Sports books can grow tiresome. There’s an entire industry of flash publishing that seeks to cash in on the most current stars, teams and events. But for my money, I tend to gravitate toward books that are more timeless in nature, with at least some literary quality or depth of reporting.
Here are the top five overall sports books I’d recommend this minute, not limited to books currently in publication.
1. Cobb: A Biography, by Al Stump. Quite possibly the best sports biography ever written. A disturbing look at an athlete that would put many of today’s sports bad boys to shame.

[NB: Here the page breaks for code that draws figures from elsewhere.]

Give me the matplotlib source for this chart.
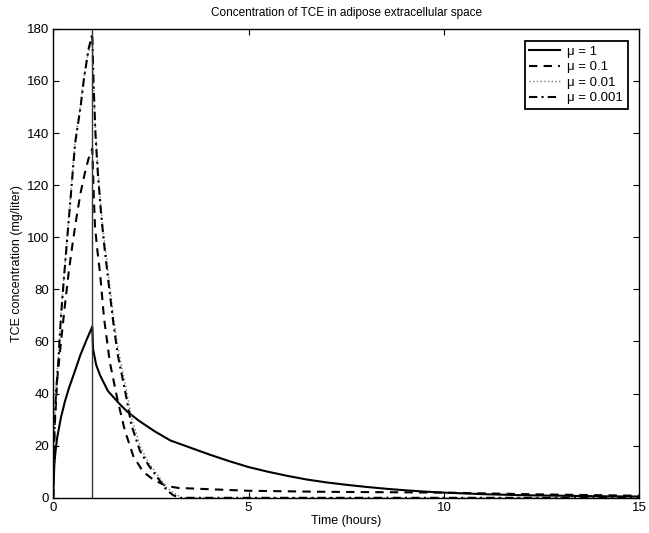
import matplotlib
matplotlib.use("Agg")
import matplotlib.pyplot as plt
import numpy as np

plt.rcParams['font.family'] = ['Liberation Sans', 'DejaVu Sans']

# time points (hours) and concentrations (mg/liter)
t_mu1 = [0, 0.01, 0.03, 0.06, 0.1, 0.2, 0.3, 0.4, 0.54, 0.7, 0.85, 1.0,
         1.02, 1.1, 1.2, 1.3, 1.4, 1.55, 1.7, 1.9, 2.2, 2.6, 3.0, 3.5, 4.0,
         4.5, 5.0, 5.5, 6.0, 6.5, 7.0, 7.5, 8.0, 8.5, 9.0, 9.5, 10.0,
         11.0, 12.0, 13.0, 14.0, 15.0]
c_mu1 = [0, 6, 13, 18, 23, 31, 37, 42, 48, 55, 60.5, 65.7,
         57, 51, 47, 44, 41, 38.5, 36, 33, 29.5, 25.5, 22, 19.3, 16.6,
         14.1, 11.8, 10.0, 8.4, 7.0, 5.9, 5.0, 4.2, 3.5, 2.9, 2.4, 2.0,
         1.4, 1.0, 0.8, 0.6, 0.5]

t_mu01 = [0, 0.03, 0.1, 0.2, 0.3, 0.4, 0.5, 0.6, 0.7, 0.8, 0.9, 1.0,
          1.04, 1.07, 1.13, 1.2, 1.3, 1.45, 1.64, 1.83, 2.05, 2.3, 2.56, 2.9,
          3.2, 4.0, 5.0, 7.0, 10.0, 12.5, 15.0]
c_mu01 = [0, 25, 45, 60, 74, 87, 98, 108, 117, 124, 130, 134,
          115, 104, 95, 86, 69, 52, 38, 26, 16, 10, 7, 4.5,
          3.8, 3.3, 2.7, 2.3, 2.0, 1.3, 0.8]

t_mu001 = [0, 0.03, 0.07, 0.13, 0.2, 0.3, 0.45, 0.56, 0.7, 0.78, 0.9, 1.0,
           1.03, 1.08, 1.14, 1.22, 1.29, 1.42, 1.54, 1.65, 1.84, 2.0, 2.22,
           2.44, 2.66, 2.9, 3.07, 3.3, 15.0]
c_mu001 = [0, 27, 42, 54, 71, 90, 117, 137, 151, 161, 171, 176,
           160, 142, 127, 112, 101, 85, 70, 58, 44, 31, 20,
           13.5, 9, 4, 2, 0, 0]

t_mu0001 = [0, 0.03, 0.07, 0.13, 0.2, 0.3, 0.45, 0.56, 0.7, 0.78, 0.9, 1.0,
            1.03, 1.08, 1.14, 1.22, 1.29, 1.42, 1.54, 1.65, 1.84, 2.0, 2.22,
            2.44, 2.66, 2.9, 3.07, 3.25, 15.0]
c_mu0001 = [0, 25, 40, 52, 70, 89, 116, 136, 150, 160, 172, 178,
            160, 140, 125, 110, 99, 82, 67, 55, 41, 28, 18,
            12.5, 8, 3, 1, 0, 0]

fig = plt.figure(figsize=(6.49, 5.33), dpi=100)
ax = fig.add_axes([0.082, 0.066, 0.903, 0.880])

ax.plot(t_mu1, c_mu1, '-', color='black', lw=1.5, label='μ = 1')
ax.plot(t_mu01, c_mu01, '--', color='black', lw=1.5, dashes=(4, 3), label='μ = 0.1')
ax.plot(t_mu001, c_mu001, ':', color='#777777', lw=1.0, label='μ = 0.01')
ax.plot(t_mu0001, c_mu0001, '-.', color='black', lw=1.5, dashes=(4, 2, 1, 2), label='μ = 0.001')
ax.axvline(1, color='#333333', lw=1.0)

ax.set_xlim(0, 15)
ax.set_ylim(0, 180)
ax.set_xticks([0, 5, 10, 15])
ax.set_yticks(np.arange(0, 181, 20))
ax.tick_params(direction='in', top=True, right=True, length=4, labelsize=9.5, pad=3)
for s in ax.spines.values():
    s.set_linewidth(1.0)

ax.set_title('Concentration of TCE in adipose extracellular space', fontsize=8.5, pad=9)
ax.set_xlabel('Time (hours)', fontsize=9, labelpad=1)
ax.set_ylabel('TCE concentration (mg/liter)', fontsize=9, labelpad=3)

leg = ax.legend(loc='upper right', fontsize=9.5, fancybox=False, edgecolor='black',
                framealpha=1, handlelength=2.3, handletextpad=0.6, labelspacing=0.25,
                borderpad=0.35, bbox_to_anchor=(0.992, 0.988))
leg.get_frame().set_linewidth(1.3)

fig.savefig('out.png', dpi=100)
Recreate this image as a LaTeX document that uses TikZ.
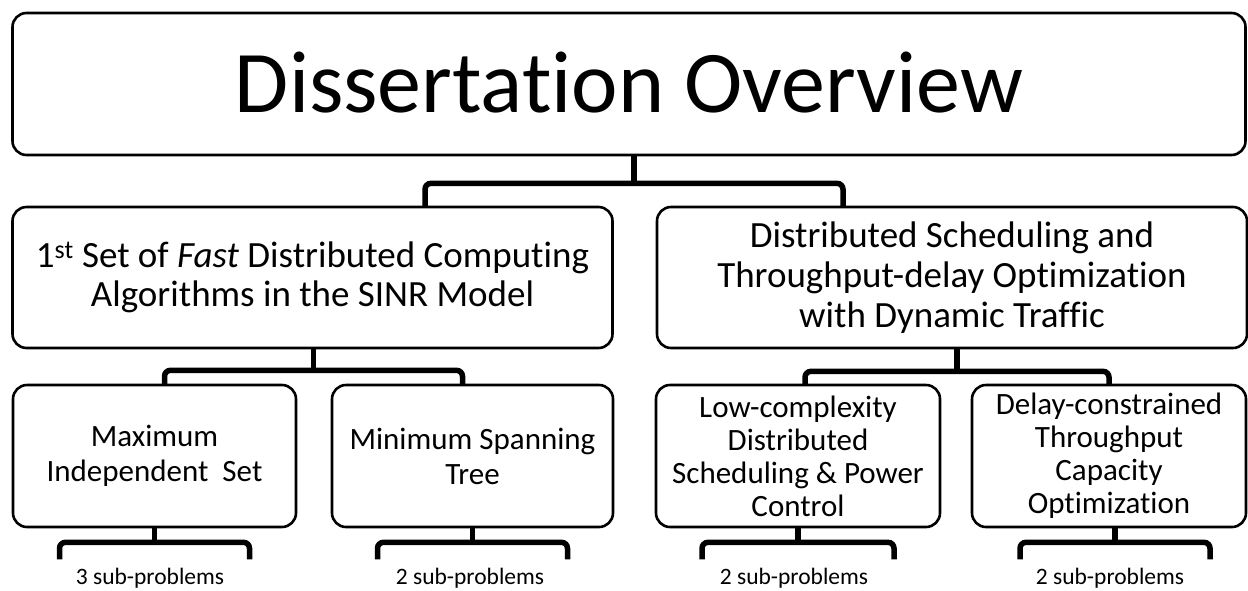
\documentclass[tikz,border=0pt]{standalone}
\usepackage{fontspec}
\setmainfont[RawFeature={-liga;-clig;-calt;-dlig}]{Carlito}
\usetikzlibrary{calc}

\tikzset{
  box/.style={draw, line width=2.6pt, rounded corners=14pt, align=center, inner sep=0pt},
  brace/.style={line width=5.5pt, rounded corners=6pt},
  sublabel/.style={font=\fontsize{23.5}{26}\selectfont},
}

% parent node, x shift of stem, half width of bar, stem length, drop of bar ends
\newcommand{\subbrace}[5]{%
  \draw[brace] ($(#1.south)+(#2,0)$) -- ++(0,#4);
  \draw[brace] ($(#1.south)+({#2-#3},{#4+#5})$) -- ++(0,-#5) -- ++({2*#3},0) -- ++(0,#5);
}

\begin{document}
\begin{tikzpicture}[x=1pt,y=-1pt]
  \useasboundingbox (0,0) rectangle (1248,590);

  \node [box, minimum width=1233pt, minimum height=142pt, font=\fontsize{88}{92}\selectfont] (title) at (629,84) {\raisebox{3pt}{Dissertation Overview}};

  \node [box, minimum width=600pt, minimum height=141pt, font=\fontsize{37}{39}\selectfont] (fast) at (312.5,277.5)
    {1\textsuperscript{st} Set of \textit{Fast} Distributed Computing\\Algorithms in the SINR Model};
  \node [box, minimum width=590pt, minimum height=141pt, font=\fontsize{37}{40}\selectfont] (sched) at (952,277.5)
    {Distributed Scheduling and\\Throughput-delay Optimization\\with Dynamic Traffic};

  \node [box, minimum width=283pt, minimum height=142pt, font=\fontsize{31}{35}\selectfont] (mis) at (154.5,456) {Maximum\\Independent\ \ Set};
  \node [box, minimum width=281pt, minimum height=142pt, font=\fontsize{31}{35}\selectfont] (mst) at (472.5,456) {Minimum Spanning\\Tree};
  \node [box, minimum width=284pt, minimum height=142pt, font=\fontsize{31}{33}\selectfont] (lowc) at (798,456)
    {Low-complexity\\Distributed\\Scheduling \& Power\\Control};
  \node [box, minimum width=274pt, minimum height=142pt, font=\fontsize{31}{33}\selectfont] (delay) at (1109,456)
    {Delay-constrained\\Throughput\\Capacity\\Optimization};

  % braces between levels
  \subbrace{title}{5}{209}{27}{23}
  \subbrace{fast}{1}{149}{21}{14}
  \subbrace{sched}{5}{152}{22}{13}
  \subbrace{mis}{0}{95}{14}{17}
  \subbrace{mst}{0}{95}{14}{17}
  \subbrace{lowc}{0}{96}{14}{17}
  \subbrace{delay}{6}{95}{14}{17}

  \node [sublabel] (mislab) at (150,578) {3 sub-problems};
  \node [sublabel] (mstlab) at (470,578) {2 sub-problems};
  \node [sublabel] (lowclab) at (794,578) {2 sub-problems};
  \node [sublabel] (delaylab) at (1110,578) {2 sub-problems};
\end{tikzpicture}
\end{document}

2. A Season on the Brink, by John Feinstein. Still breathtaking, even 22 years later. I read it on the eve of taking my first full-time reporting job, which included covering Bob Knight’s Indiana Hoosiers, and was amazed at not only the intensity of the coach, but of the writing in this fantastic book.
3. Sports Illustrated: Fifty Years of Great Writing. I have to include one sportswriting compilation in here, and this is my favorite. I particularly enjoy the great Kentucky Derby writing included here — pieces from John Steinbeck, William Faulkner and Bill Nack’s marvelous piece on the death of Secretariat.
4. Paper Lion, by George Plimpton. He goes to training camp and tries out as a quarterback for the Detroit Lions. And writes about it excruciatingly well. This one is a classic.
5. Pafko at the Wall, by Don DeLillo. This novella was first published by Harper’s Magazine in 1992, then as a novella in 2001. In between, it was incorporated, with some changes to the origianl, as the Prologue to DeLillo’s novel Underworld, which I’d rate among the five best published in my lifetime. It’s a fictionalized account of Bobby Thompson’s “Shot Heard Round the World” home run in 1951. It collects all of the prominent personalities that were present and is, despite its brevity, perhaps my favorite piece of sports writing. It’s a true example of the ability of fiction to transcend the limits of real life and actually leave you more enlightened about an event than, possibly, if you’d even been there.
I’ll be back with a few other lists — sports fiction, sportswriting collections, and a list of books only incidentally connected to sports, but must-reads anyway.